Resource have 2 part one is data and another one is meta
Data contains textual/binray data like txt/html/doc/excel/pdf/image file etc
meta contains 30-40 different property telling something about data.
Average resource size is 10K
Insertion speed required for such resource (Data + Meta ) 2Gbps(30K Resource/Second )
We want indexing also on data and meta.
We used single oracle database and created resource table which has 40 column for meta property and one column of blob type for data.
Performance achieved is 100Mbps insertion speed (on normal machine)
Now to go to 2Gbps we are thinking to use Oracle RAC to scale it up to 2Gbps Insertion speed.May be 20 Node is required to scale it upto 2Gbps.
Now my question is does Oracle RAC provide close to liener scalability upto 20-30 nodes or not.
Key requirement is to achieve insertion speed upto 2Gbps
High availability of oracle rac can be added advantage for us but key concern here is scalability not fault tolerance.> Now we are not using oracle partitioning because it
is slow when we define domain index (even index is
local and it is not sync real time ,index maintaines
is off) but it maintains pending queue and which
slows down insertion process.
Hmm.. I'm using partitioning extensively for mass parallel inserts and it is a lot cleaner than individual tables (requiring dynamic SQL), and I have not seen any performance issues.
Can you elaborate on what issues you have seen?
> Our main and key concern is to achieve insertion
speed of 2Gbps initialy and should be scalable upto
10Gbbps.
May I ask what data you are collecting? This volume sounds a bit extreme - is something like collecting/sniffing UDP/TCP packets?
> 1.If we have say I/O and network bandwidth available
then does oracle RAC will be capable to consume this
available I/O and network bandwidth by adding more
nodes.
Yes.

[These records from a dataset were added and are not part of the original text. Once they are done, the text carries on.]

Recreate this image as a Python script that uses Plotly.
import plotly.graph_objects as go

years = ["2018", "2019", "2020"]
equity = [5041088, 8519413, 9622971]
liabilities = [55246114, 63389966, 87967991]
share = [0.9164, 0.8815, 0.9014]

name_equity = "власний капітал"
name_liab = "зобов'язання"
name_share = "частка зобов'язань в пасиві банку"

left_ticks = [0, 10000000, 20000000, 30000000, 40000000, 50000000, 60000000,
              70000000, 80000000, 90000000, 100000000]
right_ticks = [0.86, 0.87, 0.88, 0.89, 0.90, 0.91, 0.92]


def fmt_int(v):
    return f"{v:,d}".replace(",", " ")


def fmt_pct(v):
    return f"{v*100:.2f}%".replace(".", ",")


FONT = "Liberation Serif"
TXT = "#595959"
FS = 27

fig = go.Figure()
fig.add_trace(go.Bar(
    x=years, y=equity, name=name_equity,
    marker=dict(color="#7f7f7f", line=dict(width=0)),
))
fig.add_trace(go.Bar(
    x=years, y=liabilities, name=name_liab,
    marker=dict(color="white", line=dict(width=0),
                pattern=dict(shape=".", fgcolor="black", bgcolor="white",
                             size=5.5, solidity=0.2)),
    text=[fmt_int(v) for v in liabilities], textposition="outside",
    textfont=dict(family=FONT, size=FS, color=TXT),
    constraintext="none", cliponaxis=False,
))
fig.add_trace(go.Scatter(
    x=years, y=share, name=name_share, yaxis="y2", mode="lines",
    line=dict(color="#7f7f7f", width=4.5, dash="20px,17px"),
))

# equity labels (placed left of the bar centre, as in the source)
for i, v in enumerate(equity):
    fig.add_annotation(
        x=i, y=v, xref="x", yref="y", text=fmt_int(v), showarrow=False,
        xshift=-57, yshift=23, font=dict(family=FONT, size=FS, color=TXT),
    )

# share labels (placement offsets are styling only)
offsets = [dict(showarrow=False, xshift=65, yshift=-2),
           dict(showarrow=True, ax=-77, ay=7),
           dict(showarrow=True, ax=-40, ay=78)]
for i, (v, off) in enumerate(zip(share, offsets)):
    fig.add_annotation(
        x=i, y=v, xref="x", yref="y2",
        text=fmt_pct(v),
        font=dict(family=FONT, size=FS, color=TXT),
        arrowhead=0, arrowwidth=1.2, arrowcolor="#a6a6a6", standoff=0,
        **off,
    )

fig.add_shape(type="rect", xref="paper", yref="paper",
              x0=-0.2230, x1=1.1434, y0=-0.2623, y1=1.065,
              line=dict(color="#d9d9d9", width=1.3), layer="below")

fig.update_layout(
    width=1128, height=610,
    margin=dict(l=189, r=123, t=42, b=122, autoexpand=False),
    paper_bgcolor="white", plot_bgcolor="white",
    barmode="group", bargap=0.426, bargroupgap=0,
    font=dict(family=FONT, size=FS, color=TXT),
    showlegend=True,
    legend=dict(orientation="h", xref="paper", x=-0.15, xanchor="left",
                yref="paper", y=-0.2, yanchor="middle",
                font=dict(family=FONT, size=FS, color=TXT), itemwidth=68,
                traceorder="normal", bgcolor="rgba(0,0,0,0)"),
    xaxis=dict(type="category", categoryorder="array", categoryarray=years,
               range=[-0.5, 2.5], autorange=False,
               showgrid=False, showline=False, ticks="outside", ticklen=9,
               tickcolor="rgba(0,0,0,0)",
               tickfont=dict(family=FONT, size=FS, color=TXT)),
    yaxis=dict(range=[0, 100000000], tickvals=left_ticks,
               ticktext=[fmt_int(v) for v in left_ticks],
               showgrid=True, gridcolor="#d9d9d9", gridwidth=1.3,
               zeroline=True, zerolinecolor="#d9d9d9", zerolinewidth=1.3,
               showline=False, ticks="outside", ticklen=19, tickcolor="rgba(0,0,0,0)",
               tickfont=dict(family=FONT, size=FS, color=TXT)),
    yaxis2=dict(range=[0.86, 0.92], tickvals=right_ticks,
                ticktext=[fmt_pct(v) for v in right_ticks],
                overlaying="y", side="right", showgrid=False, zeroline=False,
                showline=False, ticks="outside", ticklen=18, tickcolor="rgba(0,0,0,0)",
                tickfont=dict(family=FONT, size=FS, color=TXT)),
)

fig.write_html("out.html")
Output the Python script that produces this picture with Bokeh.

Remember that each cluster node has its own set of local platform resources - including a pipe to the shared storage (such as a I/O fibre channel).
What will cause an impact? Anything that will impact a single insert process will also impact that process across a cluster. E.g. two processes attempting to insert a row with the same PK - only one can succeed and thus one will be blocked by another. Bitmap indexing as a lock on a bitmap "slot" locks the index data for a number of rows - any of which can currently be updated by other processes. Etc.
How is this resolved in a cluster? As the processes are not local to the same platform, IPC cannot be used. Thus it means the Interconnect has to be used. This will be slower than IPC.
> 2.We also heard from HP that Interconnect of node
will be botteleneck for us but my question is if we
look at above scenario where only insertion and
searching is there and no updation is there in system
then will RAC Interconnect become botteleneck just
for hearbeat messanging.
The Interconnect need not be a bottleneck. Besides, the Interconnect is a fundamental cog in the share-everything cluster machine. It is not a "Bad Thing". So I question what HP is saying - for me to accept such advice, it needs to be backed up with hard technical facts.
If Interconnect is such an issue according to HP, just what do they recommend you use to scale your system with? Let me guess - some very expensive and very complex HP product? A superdome perhaps?
> 3.Indexing time is much more even we create index for
one hour data at one shot, can we dedicate few nodes
in RAC just for indexing.
That is what I'm doing - running up to a 100+ PQ process to do the index builds and rebuilds.
> 4.When i use Create table as select command to
transfer same amount of data from one table to
another table then it takes only 30 seconds and when
i use direct path uploading then it takes 3 minute,
Make sure that you're performance comparisons are valid. What do you imply with "direct path uploading"?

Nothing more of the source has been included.